Stated task :: Copy everything in the listing below word for word, apart from any images.

Raw data ::
══════
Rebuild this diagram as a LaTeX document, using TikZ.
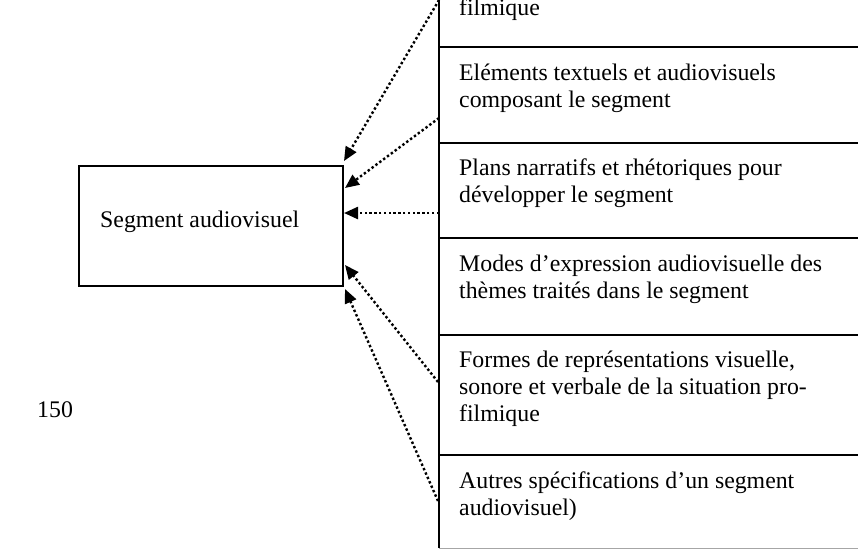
\documentclass[tikz,border=0pt]{standalone}
\usepackage{fontspec}
\setmainfont{Liberation Serif}
\usetikzlibrary{arrows.meta}
\newcommand\mlines[1]{\vtop{\halign{\strut##\hfil\cr#1\crcr}}}
\begin{document}
\begin{tikzpicture}[x=1pt,y=-1pt,
  txt/.style={anchor=base west,inner sep=0pt,font=\fontsize{23.8}{27.4}\selectfont},
  sep/.style={line width=1.8pt},
  dotarrow/.style={line width=2.4pt,dash pattern=on 2.4pt off 2.4pt,-{Triangle[length=14pt,width=12pt]}}]
\useasboundingbox (0,0) rectangle (858,550);
% right column
\draw[sep] (439,0) -- (439,548);
\foreach \y in {47,143,238,335,455} \draw[sep] (439,\y) -- (858,\y);
\draw[gray!70,line width=1pt] (439,548.5) -- (858,548.5);
% texts
\node[txt] (b1) at (459,15) {filmique};
\node[txt] (b2) at (459,80) {\mlines{Eléments textuels et audiovisuels\cr composant le segment}};
\node[txt] (b3) at (459,175) {\mlines{Plans narratifs et rhétoriques pour\cr développer le segment}};
\node[txt] (b4) at (459,271) {\mlines{Modes d’expression audiovisuelle des\cr thèmes traités dans le segment}};
\node[txt] (b5) at (459,367) {\mlines{Formes de représentations visuelle,\cr sonore et verbale de la situation pro-\cr filmique}};
\node[txt] (b6) at (459,488) {\mlines{Autres spécifications d’un segment\cr audiovisuel)}};
% segment box
\node[draw,line width=1.5pt,minimum width=264pt,minimum height=120pt,inner sep=0pt] (seg) at (211,226) {};
\node[txt] (segtxt) at (100,227) {Segment audiovisuel};
\node[txt] (num) at (37,417) {150};
% connectors
\coordinate (s1) at (439,0);
\coordinate (s2) at (439,118);
\coordinate (s3) at (439,213);
\coordinate (s4) at (438,382);
\coordinate (s5) at (438,501);
\coordinate (t1) at (344,161);
\coordinate (t2) at (345,188);
\coordinate (t3) at (344,213);
\coordinate (t4) at (345,265);
\coordinate (t5) at (345,289);
\foreach \i in {1,...,5} \draw[dotarrow] (s\i) -- (t\i);
\end{tikzpicture}
\end{document}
══════
Result of this task ::
Rebuild this diagram as a LaTeX document, using TikZ.
\documentclass[tikz,border=0pt]{standalone}
\usepackage{fontspec}
\setmainfont{Liberation Serif}
\usetikzlibrary{arrows.meta}
\newcommand\mlines[1]{\vtop{\halign{\strut##\hfil\cr#1\crcr}}}
\begin{document}
\begin{tikzpicture}[x=1pt,y=-1pt,
  txt/.style={anchor=base west,inner sep=0pt,font=\fontsize{23.8}{27.4}\selectfont},
  sep/.style={line width=1.8pt},
  dotarrow/.style={line width=2.4pt,dash pattern=on 2.4pt off 2.4pt,-{Triangle[length=14pt,width=12pt]}}]
\useasboundingbox (0,0) rectangle (858,550);
% right column
\draw[sep] (439,0) -- (439,548);
\foreach \y in {47,143,238,335,455} \draw[sep] (439,\y) -- (858,\y);
\draw[gray!70,line width=1pt] (439,548.5) -- (858,548.5);
% texts
\node[txt] (b1) at (459,15) {filmique};
\node[txt] (b2) at (459,80) {\mlines{Eléments textuels et audiovisuels\cr composant le segment}};
\node[txt] (b3) at (459,175) {\mlines{Plans narratifs et rhétoriques pour\cr développer le segment}};
\node[txt] (b4) at (459,271) {\mlines{Modes d’expression audiovisuelle des\cr thèmes traités dans le segment}};
\node[txt] (b5) at (459,367) {\mlines{Formes de représentations visuelle,\cr sonore et verbale de la situation pro-\cr filmique}};
\node[txt] (b6) at (459,488) {\mlines{Autres spécifications d’un segment\cr audiovisuel)}};
% segment box
\node[draw,line width=1.5pt,minimum width=264pt,minimum height=120pt,inner sep=0pt] (seg) at (211,226) {};
\node[txt] (segtxt) at (100,227) {Segment audiovisuel};
\node[txt] (num) at (37,417) {150};
% connectors
\coordinate (s1) at (439,0);
\coordinate (s2) at (439,118);
\coordinate (s3) at (439,213);
\coordinate (s4) at (438,382);
\coordinate (s5) at (438,501);
\coordinate (t1) at (344,161);
\coordinate (t2) at (345,188);
\coordinate (t3) at (344,213);
\coordinate (t4) at (345,265);
\coordinate (t5) at (345,289);
\foreach \i in {1,...,5} \draw[dotarrow] (s\i) -- (t\i);
\end{tikzpicture}
\end{document}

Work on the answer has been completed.